Pero, antes aún de que
existieran, hubo aquí animales. Muy distintos de los actuales. Enormemente
grandes, casi como dragones. ¿Cómo lo sabemos? A veces encontramos sus huesos
profundamente enterrados. En Viena, en el Museo de Historia Natural, puedes
ver, por ejemplo, un Diplodocus. Diplodocus; ¡vaya nombre tan raro! Pues el
animal aún lo era más. No habría cabido en una habitación; ni en dos. Tiene el
tamaño de un árbol alto; y una cola tan larga como medio campo de fútbol. ¡Qué
ruido debía de hacer aquel lagarto gigante—pues el Diplodocus era un lagarto
gigante—cuando marchaba a cuatro patas por la selva virgen en la prehistoria!
Pero tampoco eso fue el
principio. También ahí hemos de continuar hacia atrás; muchos miles de millones
de años. Es fácil decirlo, pero, piensa un momento. ¿Sabes cuánto dura un
segundo? Lo que te cuesta contar deprisa 1, 2, 3. ¿Y cuánto tiempo son mil
millones de segundos? ¡32 años! ¡Imagínate, pues, lo que pueden durar mil
millones de años! Por aquel entonces no había animales grandes; sólo caracoles
y moluscos. Y si seguimos retrocediendo, no había ni siquiera plantas. Toda la
Tierra se hallaba «desierta y vacía». No había nada: ningún árbol, ningún
arbusto, ninguna hierba, ninguna flor, nada de verde. Sólo aridez, rocas
peladas y el mar; el mar vacío, sin peces, sin moluscos, hasta sin lodo. Y si
escuchas sus olas, ¿qué te dicen? «Érase una vez». La Tierra, una vez, era quizá
tan sólo una nube de gas comprimida como otras que podemos ver —mucho mayores—
a través de nuestros telescopios. Dio vueltas alrededor del Sol durante miles
de millones, e incluso billones de años; al principio sin rocas, sin agua y sin
vida. ¿Y antes? Antes tampoco existía el Sol, nuestro amado Sol. Sólo extrañas,
muy extrañas estrellas gigantes y otros pequeños cuerpos celestes se
arremolinaban entre las nubes de gas en el espacio infinito.

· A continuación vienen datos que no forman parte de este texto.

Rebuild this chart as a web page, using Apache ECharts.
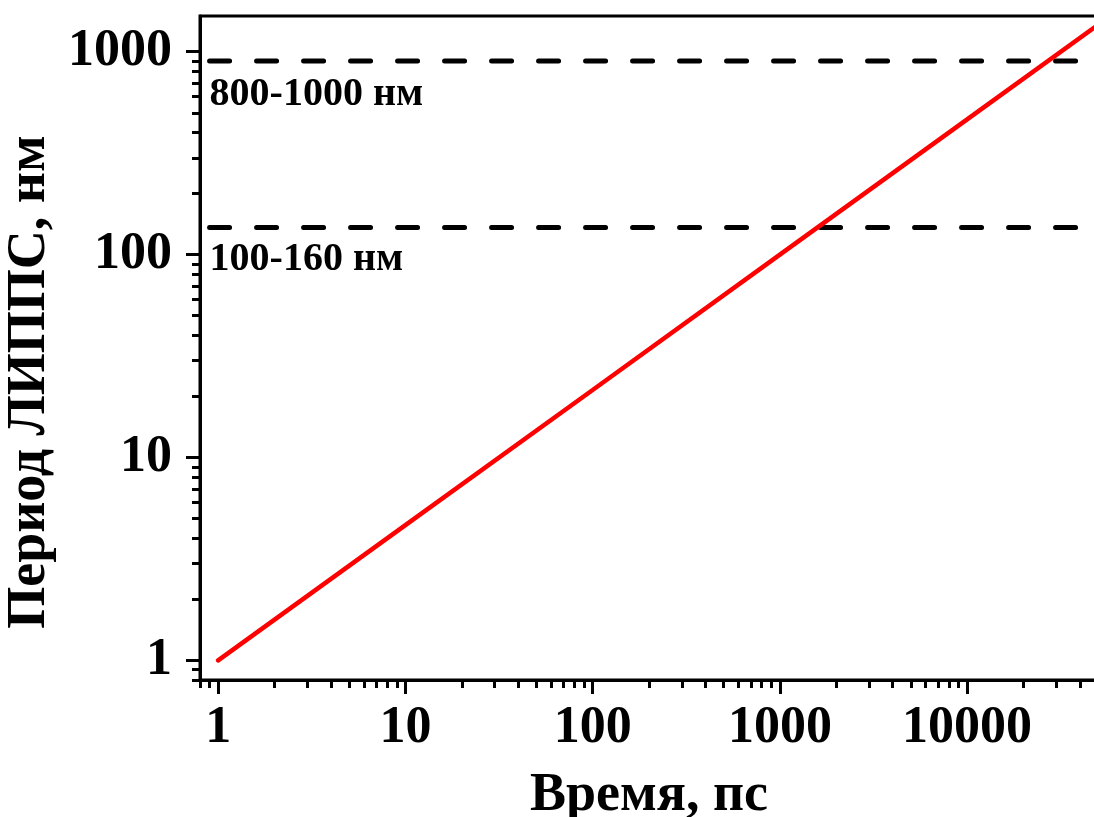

«Érase una vez»...; también yo
siento vértigo al llegar aquí e inclinarme hacia abajo de ese modo. Ven,
regresemos rápidos al Sol, a la Tierra, al hermoso mar, a las plantas, a los
moluscos, a los lagartos gigantes, a nuestras montañas y, luego, a los seres
humanos. ¿Verdad que es como volver a casa? Y, para que el «érase una vez» no
tire continuamente de nosotros hacia ese agujero sin fondo, vamos a preguntar
sin esperar ni un momento más: «¡Alto! ¿Cuándo fue?».
Si al hacerlo preguntamos
también: «¿Cómo fue, en realidad?», estaremos preguntando entonces por
la historia. No por una historia, sino por la historia, que llamamos historia
universal. Con ella vamos a comenzar ahora.